Optimal Estimator for Linear Regression with Shuffled Labels
This work addresses a specific linear regression challenge with shuffled labels, offering incremental improvements in estimation methods for this domain.
The paper tackles the problem of linear regression with shuffled labels by proposing a one-step estimator to reconstruct the unknown permutation and signal matrix, achieving computational complexity of O(n^3 + np^2m) and providing sufficient conditions for correct permutation recovery across different signal-to-noise ratio regimes, such as snr ≥ Ω(1) in the easy regime.

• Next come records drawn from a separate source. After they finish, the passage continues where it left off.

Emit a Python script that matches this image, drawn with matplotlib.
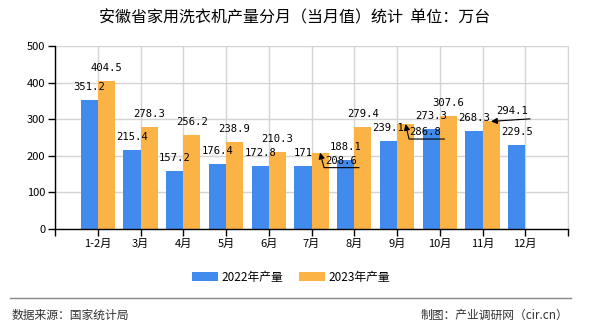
import matplotlib

matplotlib.use("Agg")
import matplotlib.pyplot as plt
import numpy as np

plt.rcParams["font.family"] = ["Noto Sans CJK SC", "DejaVu Sans"]

# data (unit: 万台)
months = ["1-2月", "3月", "4月", "5月", "6月", "7月", "8月", "9月", "10月", "11月", "12月"]
output_2022 = [351.2, 215.4, 157.2, 176.4, 172.8, 171.0, 188.1, 239.1, 273.3, 268.3, 229.5]
output_2023 = [404.5, 278.3, 256.2, 238.9, 210.3, 208.6, 279.4, 286.8, 307.6, 294.1, None]
labels_2022 = ["351.2", "215.4", "157.2", "176.4", "172.8", "171", "188.1", "239.1", "273.3", "268.3", "229.5"]
labels_2023 = ["404.5", "278.3", "256.2", "238.9", "210.3", "208.6", "279.4", "286.8", "307.6", "294.1", ""]

# 2023 labels pushed aside with a leader: text offset, underline left/right x, underline y (pixels)
moved_2023 = {
    5: ((21, -8), 4, 39, -15),
    7: ((20, -8), 3.5, 39, -15),
    9: ((21, 10), 0.5, 39, 2.5),
}

BLUE = "#418BEE"
ORANGE = "#FCB346"
W = 0.4

fig = plt.figure(figsize=(5.9, 3.3), dpi=100)
ax = fig.add_axes([55 / 590, (330 - 229) / 330, (568 - 55) / 590, (229 - 46) / 330])

x = np.arange(len(months))
vals_2023 = np.array([np.nan if v is None else v for v in output_2023])
bars_a = ax.bar(x - W / 2, output_2022, W, color=BLUE, label="2022年产量", zorder=2)
bars_b = ax.bar(x + W / 2, np.nan_to_num(vals_2023), W, color=ORANGE, label="2023年产量", zorder=2)

num_font = dict(family="DejaVu Sans Mono", fontsize=7.6, color="black")
for xi, v, lab in zip(x, output_2022, labels_2022):
    ax.annotate(lab, (xi - W / 2, v), xytext=(0, 13), textcoords="offset pixels",
                ha="center", va="center", zorder=4, **num_font)

for i, (xi, v, lab) in enumerate(zip(x, vals_2023, labels_2023)):
    if not lab:
        continue
    if i not in moved_2023:
        ax.annotate(lab, (xi + W / 2, v), xytext=(0, 13), textcoords="offset pixels",
                    ha="center", va="center", zorder=4, **num_font)
        continue
    (tx, ty), left, right, line_y = moved_2023[i]
    ax.annotate(lab, (xi + W / 2, v), xytext=(tx, ty), textcoords="offset pixels",
                ha="center", va="center", zorder=4, **num_font)
    if abs(line_y) > 5:
        angle_b = np.degrees(np.arctan2(line_y, left))
        cstyle = f"angle,angleA=0,angleB={angle_b:.1f},rad=0"
    else:
        cstyle = "arc3"
    ax.annotate("", (xi + W / 2, v), xytext=(right, line_y), textcoords="offset pixels",
                zorder=4,
                arrowprops=dict(arrowstyle="-|>", color="black", lw=0.8,
                                mutation_scale=9, shrinkA=0, shrinkB=0,
                                connectionstyle=cstyle))

ax.set_xlim(-1, 11)
ax.set_ylim(0, 500)
ax.set_xticks(np.arange(-1, 12))
ax.set_xticklabels([""] + months + [""], fontsize=8)
ax.set_yticks(np.arange(0, 501, 100))
ax.tick_params(axis="y", labelsize=8, length=5, width=1, pad=2)
ax.tick_params(axis="x", length=5, width=1, pad=2)
ax.grid(True, color="#d4d4d4", lw=1, zorder=0)
ax.set_axisbelow(True)
ax.spines["top"].set_visible(False)
ax.spines["right"].set_color("#d4d4d4")
ax.spines["left"].set_linewidth(1)
ax.spines["bottom"].set_linewidth(1)

fig.text(0.5, 1 - 18 / 330, "安徽省家用洗衣机产量分月（当月值）统计  单位：万台",
         ha="center", va="center", fontsize=11.5, color="black")

fig.legend(handles=[bars_a, bars_b], loc="center", bbox_to_anchor=(291 / 590, 1 - 277 / 330),
           ncol=2, frameon=False, fontsize=8.5, handlelength=2.2, handleheight=0.9,
           handletextpad=0.3, columnspacing=1.3)

fig.add_artist(plt.Line2D([10 / 590, 571 / 590], [1 - 298 / 330] * 2,
                          transform=fig.transFigure, color="#888888", lw=1))
fig.text(12 / 590, 1 - 315 / 330, "数据来源：国家统计局", ha="left", va="center",
         fontsize=8.5, color="#333333")
fig.text(568 / 590, 1 - 315 / 330, "制图：产业调研网（cir.cn）", ha="right", va="center",
         fontsize=8.5, color="#333333")

fig.savefig("out.png", dpi=100)
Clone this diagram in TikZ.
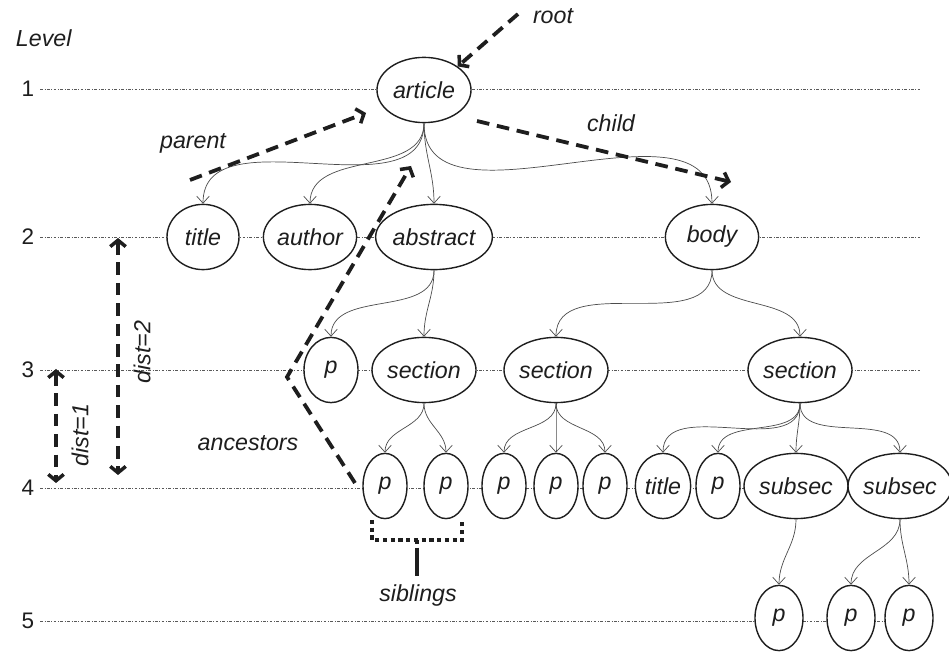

This paper considers the task of linear regression with shuffled labels, i.e., $\mathbf Y = \mathbf Π\mathbf X \mathbf B + \mathbf W$, where $\mathbf Y \in \mathbb R^{n\times m}, \mathbf Pi \in \mathbb R^{n\times n}, \mathbf X\in \mathbb R^{n\times p}, \mathbf B \in \mathbb R^{p\times m}$, and $\mathbf W\in \mathbb R^{n\times m}$, respectively, represent the sensing results, (unknown or missing) corresponding information, sensing matrix, signal of interest, and additive sensing noise. Given the observation $\mathbf Y$ and sensing matrix $\mathbf X$, we propose a one-step estimator to reconstruct $(\mathbf Π, \mathbf B)$. From the computational perspective, our estimator's complexity is $O(n^3 + np^2m)$, which is no greater than the maximum complexity of a linear assignment algorithm (e.g., $O(n^3)$) and a least square algorithm (e.g., $O(np^2 m)$). From the statistical perspective, we divide the minimum $snr$ requirement into four regimes, e.g., unknown, hard, medium, and easy regimes; and present sufficient conditions for the correct permutation recovery under each regime: $(i)$ $snr \geq Ω(1)$ in the easy regime; $(ii)$ $snr \geq Ω(\log n)$ in the medium regime; and $(iii)$ $snr \geq Ω((\log n)^{c_0}\cdot n^{{c_1}/{srank(\mathbf B)}})$ in the hard regime ($c_0, c_1$ are some positive constants and $srank(\mathbf B)$ denotes the stable rank of $\mathbf B$). In the end, we also provide numerical experiments to confirm the above claims.